The 80-20 Rule (Pareto Principle): Definition, Mechanism, and Applications

An in-depth look at the 80-20 Rule, known as the Pareto Principle, including its definition, how it works, and its applications in various fields such as business and economics.

The 80-20 Rule, also known as the Pareto Principle, is a concept frequently applied in business and economics. It posits that approximately 80% of the effects come from 20% of the causes. This principle is named after the Italian economist Vilfredo Pareto, who first observed this phenomenon in the context of wealth distribution.

Historical Context

Vilfredo Pareto observed that 80% of the land in Italy was owned by 20% of the population. This observation was subsequently generalized to suggest that a minority of causes, inputs, or efforts usually lead to a majority of the results, outputs, or rewards in various scenarios.

Mechanism Behind the 80-20 Rule

Mathematical Representation

The Pareto Principle can be mathematically expressed as:

$$ P(X \leq x) = 1 - (k/x)^\alpha $$
where \( x \geq k \), \( \alpha > 0 \), and \( k > 0 \). This denotes a Pareto distribution, which is a power-law probability distribution often applied to model the principle.

Practical Implications

In practical terms, this rule suggests focusing efforts on the most effective tasks or factors. For instance, in business:

  • 80% of sales often come from 20% of clients.
  • 80% of complaints typically come from 20% of customers.
  • 80% of outcomes in a project may derive from 20% of the effort.

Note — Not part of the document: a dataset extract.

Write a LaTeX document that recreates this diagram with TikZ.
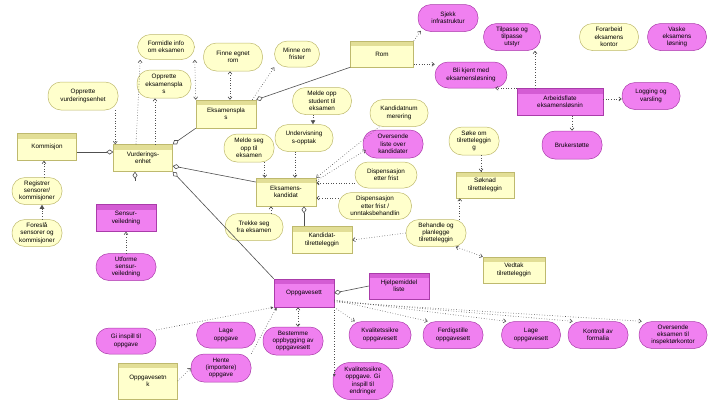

Applications in Various Fields

Business and Economics

  • Customer Relationship Management: Businesses identify and cater to the top 20% of their most profitable customers.
  • Productivity Enhancement: Companies prioritize the 20% of tasks that contribute to 80% of outcomes.

Quality Control

Statistical quality control often emphasizes fixing the critical 20% of problems that cause 80% of defects in products or processes.

Software Development

In software engineering, a small fraction of lines of code (20%) usually contain the bulk of bugs or issues (80%).

The Law of the Vital Few

This is another term used to describe the 80-20 Rule, emphasizing that a minority of inputs often have the highest impact.

Long Tail

In contrast to the Pareto Principle, the Long Tail theory suggests that a larger number of niche products can collectively outsell the few best-sellers.

FAQs

Q1: Can the 80-20 Rule apply to all situations? Not always. While it provides a useful heuristic, there are exceptions where the distribution of causes and effects does not follow the 80-20 split.

Q2: Is the Pareto Principle scientifically proven? The Pareto Principle is more of an empirical observation rather than a scientifically strict rule. Its applicability can vary depending on the context and domain.

Q3: How can I implement the 80-20 Rule in my organization? Start by identifying the key 20% of factors (tasks, clients, resources) that are driving the majority of your desired outcomes and allocate resources to optimize these areas.

Conclusion

The 80-20 Rule, or Pareto Principle, is a versatile and powerful concept that emphasizes the uneven distribution of outcomes relative to inputs. Whether in business, economics, quality control, or software development, recognizing and leveraging this principle can lead to more effective and efficient operations.

References

  1. Pareto, V. (1896). Cours d’économie politique. Lausanne: F. Rouge.
  2. Juran, J. M. (1954). Quality Control Handbook. McGraw-Hill.
  3. Koch, R. (1998). The 80/20 Principle: The Secret of Achieving More with Less. Crown Business.

By understanding and applying the 80-20 Rule, organizations and individuals can better allocate their resources to achieve significant improvements in performance and productivity.